Repeat every line of the data exactly, but not the pictures.

+ + +

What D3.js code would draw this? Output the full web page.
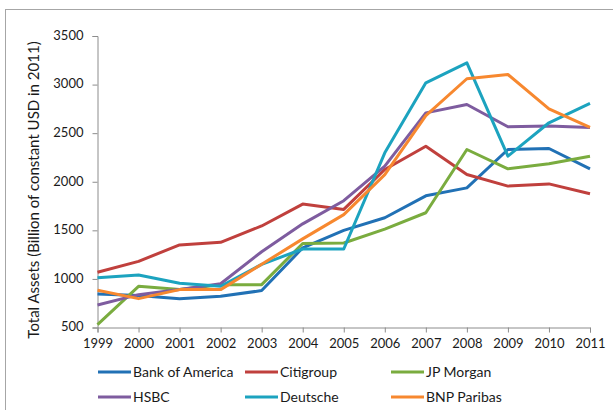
<!DOCTYPE html>
<html>
<head>
<meta charset="utf-8">
<script src="https://cdn.jsdelivr.net/npm/d3@7"></script>
<style>
  body { margin: 0; background: #fff; }
  text { font-family: Lato, "Open Sans", sans-serif; fill: #1a1a1a; }
</style>
</head>
<body>
<svg id="chart" width="613" height="410"></svg>
<script>
// years on the x axis
const years = ["1999","2000","2001","2002","2003","2004","2005","2006","2007","2008","2009","2010","2011"];
const yTicks = [500, 1000, 1500, 2000, 2500, 3000, 3500];

// total assets, billion of constant USD (2011)
const bankOfAmerica = [845, 830, 797, 821, 880, 1320, 1500, 1630, 1855, 1937, 2332, 2342, 2133];
const citigroup     = [1068, 1181, 1350, 1377, 1545, 1770, 1715, 2126, 2365, 2074, 1955, 1978, 1876];
const jpMorgan      = [530, 924, 890, 941, 941, 1365, 1370, 1513, 1681, 2332, 2133, 2185, 2263];
const hsbc          = [732, 838, 890, 950, 1280, 1567, 1805, 2160, 2709, 2795, 2566, 2573, 2559];
const deutsche      = [1013, 1041, 955, 925, 1150, 1308, 1308, 2298, 3018, 3224, 2263, 2607, 2806];
const bnpParibas    = [883, 797, 890, 890, 1150, 1412, 1662, 2074, 2681, 3060, 3104, 2751, 2559];

const banks = ["Bank of America", "Citigroup", "JP Morgan", "HSBC", "Deutsche", "BNP Paribas"];
const colors = ["#2171b5", "#c0403d", "#7aac3f", "#7e5c9f", "#1ca3bf", "#f7882f"];
const allSeries = [bankOfAmerica, citigroup, jpMorgan, hsbc, deutsche, bnpParibas];

const svg = d3.select("#chart");

// outer frame of the chart area (runs off the right and bottom)
svg.append("rect")
  .attr("x", 5.5).attr("y", 9.5)
  .attr("width", 640).attr("height", 440)
  .attr("fill", "none")
  .attr("stroke", "#a6a6a6");

const x = d3.scalePoint().domain(years).range([97.5, 590]);
const y = d3.scaleLinear().domain([500, 3500]).range([327.5, 36]);

// y axis
const yAxis = svg.append("g")
  .attr("transform", "translate(97.5,0)")
  .call(d3.axisLeft(y).tickValues(yTicks).tickFormat(d3.format("d")).tickSize(5).tickPadding(9));

// x axis
const xAxis = svg.append("g")
  .attr("transform", "translate(0,327.5)")
  .call(d3.axisBottom(x).tickSize(5).tickPadding(6));

[xAxis, yAxis].forEach(ax => {
  ax.select(".domain").attr("stroke", "#8c8c8c");
  ax.selectAll(".tick line").attr("stroke", "#8c8c8c");
  ax.selectAll("text").style("font-size", "13px").style("font-family", "Lato, sans-serif").attr("fill", "#1a1a1a");
});
yAxis.selectAll(".tick text").attr("dy", "0.25em");

// axis title
svg.append("text")
  .attr("transform", "translate(39,190) rotate(-90)")
  .attr("text-anchor", "middle")
  .style("font-size", "15px")
  .text("Total Assets (Billion of constant USD in 2011)");

const line = d3.line()
  .x((d, i) => x(years[i]))
  .y(d => y(d));

svg.append("g")
  .selectAll("path")
  .data(allSeries)
  .enter()
  .append("path")
  .attr("d", line)
  .attr("fill", "none")
  .attr("stroke", (d, i) => colors[i])
  .attr("stroke-width", 3)
  .attr("stroke-linejoin", "round");

// legend, 3 columns x 2 rows
const legX = [98, 245, 391];
const legY = [372, 397];

const leg = svg.append("g")
  .selectAll("g")
  .data(banks)
  .enter()
  .append("g")
  .attr("transform", (d, i) => `translate(${legX[i % 3]},${legY[Math.floor(i / 3)]})`);

leg.append("line")
  .attr("x1", 0).attr("x2", 33)
  .attr("y1", 0).attr("y2", 0)
  .attr("stroke", (d, i) => colors[i])
  .attr("stroke-width", 3);

leg.append("text")
  .attr("x", 35)
  .attr("y", 5)
  .style("font-size", "14px")
  .text(d => d);
</script>
</body>
</html>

+ + +

FULL SOLUTION —
What D3.js code would draw this? Output the full web page.
<!DOCTYPE html>
<html>
<head>
<meta charset="utf-8">
<script src="https://cdn.jsdelivr.net/npm/d3@7"></script>
<style>
  body { margin: 0; background: #fff; }
  text { font-family: Lato, "Open Sans", sans-serif; fill: #1a1a1a; }
</style>
</head>
<body>
<svg id="chart" width="613" height="410"></svg>
<script>
// years on the x axis
const years = ["1999","2000","2001","2002","2003","2004","2005","2006","2007","2008","2009","2010","2011"];
const yTicks = [500, 1000, 1500, 2000, 2500, 3000, 3500];

// total assets, billion of constant USD (2011)
const bankOfAmerica = [845, 830, 797, 821, 880, 1320, 1500, 1630, 1855, 1937, 2332, 2342, 2133];
const citigroup     = [1068, 1181, 1350, 1377, 1545, 1770, 1715, 2126, 2365, 2074, 1955, 1978, 1876];
const jpMorgan      = [530, 924, 890, 941, 941, 1365, 1370, 1513, 1681, 2332, 2133, 2185, 2263];
const hsbc          = [732, 838, 890, 950, 1280, 1567, 1805, 2160, 2709, 2795, 2566, 2573, 2559];
const deutsche      = [1013, 1041, 955, 925, 1150, 1308, 1308, 2298, 3018, 3224, 2263, 2607, 2806];
const bnpParibas    = [883, 797, 890, 890, 1150, 1412, 1662, 2074, 2681, 3060, 3104, 2751, 2559];

const banks = ["Bank of America", "Citigroup", "JP Morgan", "HSBC", "Deutsche", "BNP Paribas"];
const colors = ["#2171b5", "#c0403d", "#7aac3f", "#7e5c9f", "#1ca3bf", "#f7882f"];
const allSeries = [bankOfAmerica, citigroup, jpMorgan, hsbc, deutsche, bnpParibas];

const svg = d3.select("#chart");

// outer frame of the chart area (runs off the right and bottom)
svg.append("rect")
  .attr("x", 5.5).attr("y", 9.5)
  .attr("width", 640).attr("height", 440)
  .attr("fill", "none")
  .attr("stroke", "#a6a6a6");

const x = d3.scalePoint().domain(years).range([97.5, 590]);
const y = d3.scaleLinear().domain([500, 3500]).range([327.5, 36]);

// y axis
const yAxis = svg.append("g")
  .attr("transform", "translate(97.5,0)")
  .call(d3.axisLeft(y).tickValues(yTicks).tickFormat(d3.format("d")).tickSize(5).tickPadding(9));

// x axis
const xAxis = svg.append("g")
  .attr("transform", "translate(0,327.5)")
  .call(d3.axisBottom(x).tickSize(5).tickPadding(6));

[xAxis, yAxis].forEach(ax => {
  ax.select(".domain").attr("stroke", "#8c8c8c");
  ax.selectAll(".tick line").attr("stroke", "#8c8c8c");
  ax.selectAll("text").style("font-size", "13px").style("font-family", "Lato, sans-serif").attr("fill", "#1a1a1a");
});
yAxis.selectAll(".tick text").attr("dy", "0.25em");

// axis title
svg.append("text")
  .attr("transform", "translate(39,190) rotate(-90)")
  .attr("text-anchor", "middle")
  .style("font-size", "15px")
  .text("Total Assets (Billion of constant USD in 2011)");

const line = d3.line()
  .x((d, i) => x(years[i]))
  .y(d => y(d));

svg.append("g")
  .selectAll("path")
  .data(allSeries)
  .enter()
  .append("path")
  .attr("d", line)
  .attr("fill", "none")
  .attr("stroke", (d, i) => colors[i])
  .attr("stroke-width", 3)
  .attr("stroke-linejoin", "round");

// legend, 3 columns x 2 rows
const legX = [98, 245, 391];
const legY = [372, 397];

const leg = svg.append("g")
  .selectAll("g")
  .data(banks)
  .enter()
  .append("g")
  .attr("transform", (d, i) => `translate(${legX[i % 3]},${legY[Math.floor(i / 3)]})`);

leg.append("line")
  .attr("x1", 0).attr("x2", 33)
  .attr("y1", 0).attr("y2", 0)
  .attr("stroke", (d, i) => colors[i])
  .attr("stroke-width", 3);

leg.append("text")
  .attr("x", 35)
  .attr("y", 5)
  .style("font-size", "14px")
  .text(d => d);
</script>
</body>
</html>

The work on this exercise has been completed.